# iptables nat routing problem

## bonito

I posted a thread earlier on last week, now I have learned some more and because of it have more information at my disposal and I know what the problem is, but I still need help in fixing it.

Situation:  I have pcanywhere running on a lan and want to connect to it over the net through my linux machine.  I have successfully done this without a problem with mandrake linux using a shell script.  However I have tried another linux distro (Gentoo) on another box with a similar setup, running the same shell script for the iptable rules and with a kernel custom built with all netfilter options enabled.  However, when I try to connect through this machine, it will not connect.  I then generated log entries and checked both the logs of the working machine vs the non working machine and am given the following information: 

working machine: 

Jun 25 11:18:58 blitzware kernel: IN=eth0 OUT= MAC=00:50:ba:d4:88:94:00:04:27:ef:28:2d:08:00 SRC=xx.xx.xx.xx DST=yy.yy.yy.yy LEN=30 TOS=0x 

00 PREC=0x00 TTL=53 ID=40962 PROTO=UDP SPT=20097 DPT=5632 LEN=10 

Jun 25 11:18:58 blitzware kernel: IN=eth0 OUT= MAC=00:50:ba:d4:88:94:00:04:27:ef:28:2d:08:00 SRC=xx.xx.xx.xx DST=yy.yy.yy.yy LEN=52 TOS=0x 

00 PREC=0x00 TTL=53 ID=41474 DF PROTO=TCP SPT=20098 DPT=5631 WINDOW=60352 RES=0x00 SYN URGP=0 

non-working machine: 

Jun 25 09:38:56 mymachine kernel: IN=eth0 OUT= MAC=00:50:ba:23:bb:7d:00:04:27:ef:28:2d:08:00 SRC=xx.xx.xx.xx 

DST=yy.yy.yy.yy LEN=30 TOS=0x00 PREC=0x00 TTL=53 ID=24066 PROTO=UDP SPT=19907 DPT=5632 LEN=10 

As you can see, for the working machine there are both tcp and udp entries from iptables, but in the non working machine there is no tcp entry.  Can anyone help me understand why there isnt, and what I can do to ensure there will be a tcp entry and that tcp will work? 

The script I use is simple, as follows: 

#!/bin/sh 

iptables -F 

iptables -t nat -F 

echo 1 > /proc/sys/net/ipv4/ip_forward 

iptables -t nat -A PREROUTING -p tcp --dport 5631 -i eth0 -j LOG --log-level info 

iptables -t nat -A PREROUTING -p tcp --dport 5632 -i eth0 -j LOG --log-level info 

iptables -t nat -A PREROUTING -p udp --dport 5631 -i eth0 -j LOG --log-level info 

iptables -t nat -A PREROUTING -p udp --dport 5632 -i eth0 -j LOG --log-level info 

iptables -t nat -A PREROUTING -p tcp --dport 5631 -i eth0 -j DNAT --to 192.168.1.1:5631 

iptables -t nat -A PREROUTING -p tcp --dport 5632 -i eth0 -j DNAT --to 192.168.1.1:5632 

iptables -t nat -A PREROUTING -p udp --dport 5631 -i eth0 -j DNAT --to 192.168.1.1:5631 

iptables -t nat -A PREROUTING -p udp --dport 5632 -i eth0 -j DNAT --to 192.168.1.1:5632 

If anyone can help I would appreciate it. 

Jeff

----------

## delta407

pcAnywhere, as I recall, uses UDP to check the status of the listener and upon confirmation establishes a TCP connection inbound.
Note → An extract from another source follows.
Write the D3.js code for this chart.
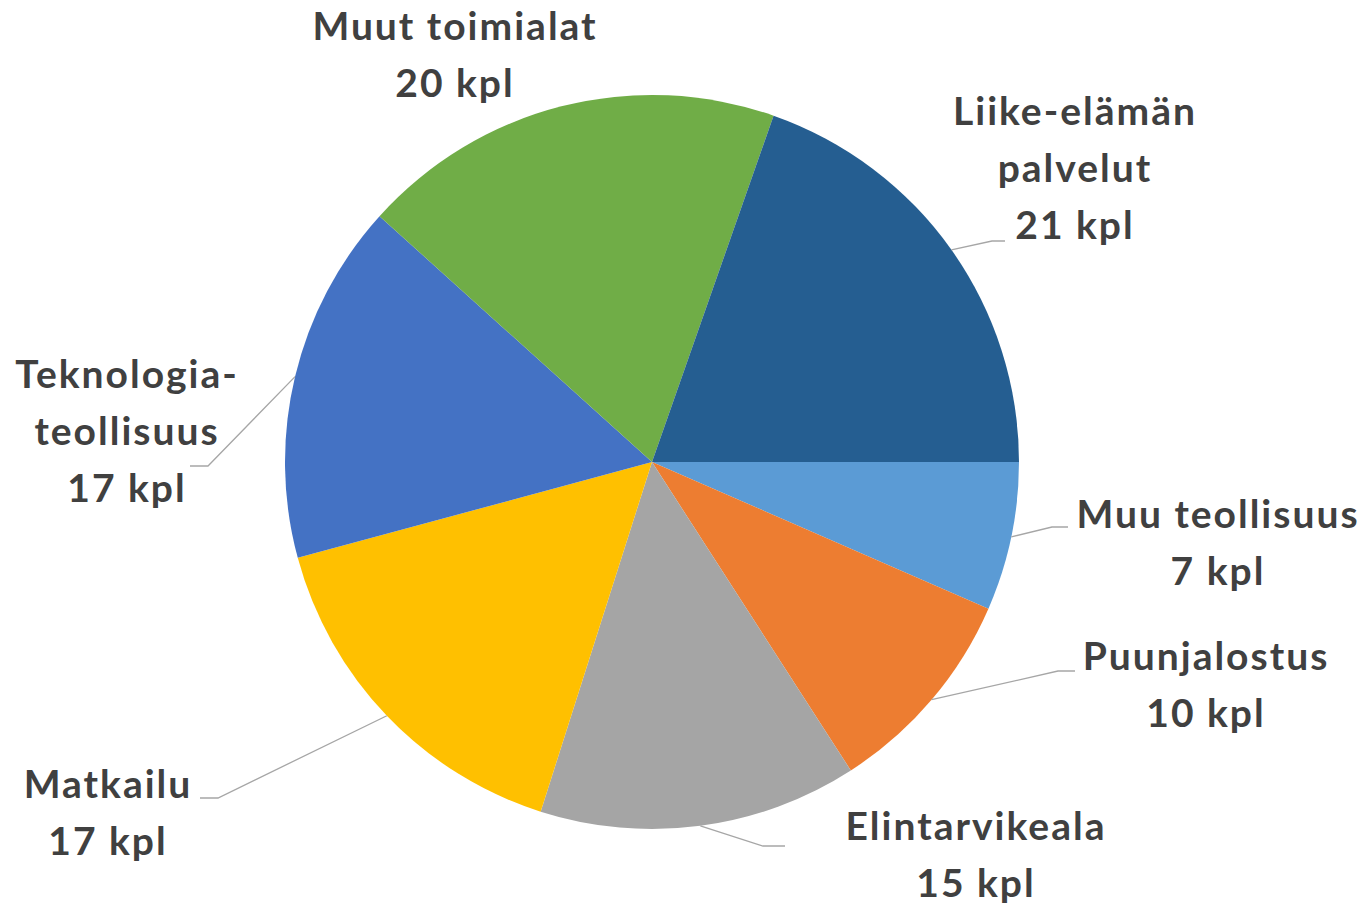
<!doctype html>
<html lang="fi">
<head>
<meta charset="utf-8">
<title>Toimialat</title>
<script src="https://d3js.org/d3.v7.min.js"></script>
<style>
  html, body { margin: 0; padding: 0; background: #fff; }
  svg { display: block; }
  .label { font-family: Lato, "Open Sans", sans-serif; font-weight: 700; fill: #404040; letter-spacing: 2px; }
</style>
</head>
<body>
<div id="chart"></div>
<script>
// data, starting at 3 o'clock and going clockwise
var categories = ["Muu teollisuus", "Puunjalostus", "Elintarvikeala", "Matkailu",
                  "Teknologia-teollisuus", "Muut toimialat", "Liike-elämän palvelut"];
var values = [7, 10, 15, 17, 17, 20, 21];
var unit = "kpl";
// how each category name is broken into lines in its label
var nameLines = [["Muu teollisuus"], ["Puunjalostus"], ["Elintarvikeala"], ["Matkailu"],
                 ["Teknologia-", "teollisuus"], ["Muut toimialat"], ["Liike-elämän", "palvelut"]];
var colors = ["#5B9BD5", "#ED7D31", "#A5A5A5", "#FFC000", "#4472C4", "#70AD47", "#255E91"];

var width = 1365, height = 904;
var cx = 652, cy = 462, r = 367;
var lineH = 57;

// label layout relative to pie centre: text centre x, first baseline y,
// leader elbow x/y and where the short horizontal piece ends (null = no leader)
var labelLayout = [
    { x: 566, y: 66, leader: [400, 65, 416] },
    { x: 554, y: 208, leader: [406, 209, 423] },
    { x: 324, y: 378, leader: [111, 384, 133] },
    { x: -544, y: 336, leader: [-434, 336, -452] },
    { x: -525, y: -74, leader: [-444, 4, -462] },
    { x: -197, y: -422, leader: null },
    { x: 423, y: -337, leader: [340, -221, 353] }
];

var svg = d3.select("#chart").append("svg")
    .attr("width", width)
    .attr("height", height);

var g = svg.append("g")
    .attr("transform", "translate(" + cx + "," + cy + ")");

var pie = d3.pie()
    .sort(null)
    .startAngle(Math.PI / 2)
    .endAngle(Math.PI / 2 + 2 * Math.PI)
    .value(function (d) { return d; });

var arc = d3.arc().innerRadius(0).outerRadius(r);

var arcs = pie(values);

g.selectAll("path.slice")
    .data(arcs)
    .enter()
    .append("path")
    .attr("class", "slice")
    .attr("d", arc)
    .attr("fill", function (d, i) { return colors[i]; });

// leader lines
g.selectAll("polyline.leader")
    .data(arcs.filter(function (d, i) { return labelLayout[i].leader; }))
    .enter()
    .append("polyline")
    .attr("class", "leader")
    .attr("fill", "none")
    .attr("stroke", "#A6A6A6")
    .attr("stroke-width", 1.3)
    .attr("points", function (d) {
        var L = labelLayout[d.index].leader;
        var mid = (d.startAngle + d.endAngle) / 2;
        var p = [r * Math.sin(mid), -r * Math.cos(mid)];
        return [p, [L[0], L[1]], [L[2], L[1]]].map(function (q) { return q.join(","); }).join(" ");
    });

// labels
var labels = g.selectAll("text.label")
    .data(arcs)
    .enter()
    .append("text")
    .attr("class", "label")
    .attr("text-anchor", "middle")
    .attr("font-size", 39)
    .attr("x", function (d) { return labelLayout[d.index].x; })
    .attr("y", function (d) { return labelLayout[d.index].y; });

labels.each(function (d) {
    var lines = nameLines[d.index].concat([d.data + " " + unit]);
    var t = d3.select(this);
    lines.forEach(function (s, k) {
        t.append("tspan")
            .attr("x", labelLayout[d.index].x)
            .attr("dy", k === 0 ? 0 : lineH)
            .text(s);
    });
});
</script>
</body>
</html>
What this sounds like to me is that the pcAnywhere host isn't receiving or responding to the UDP packet -- make sure that the NAT-ing host can talk to your pcAnywhere box and that pcAnywhere is running.

----------

## Nitro

Let me see if I understand. Is the non-working machine the result of Gentoo as the NAT router, and the working the result of MDK as the router?

If so, could you provide the output of lsmod on the MDK router, and then the lsmod of Gentoo, and information regarding what modules are compile in to your kernel if you compiled them in.

----------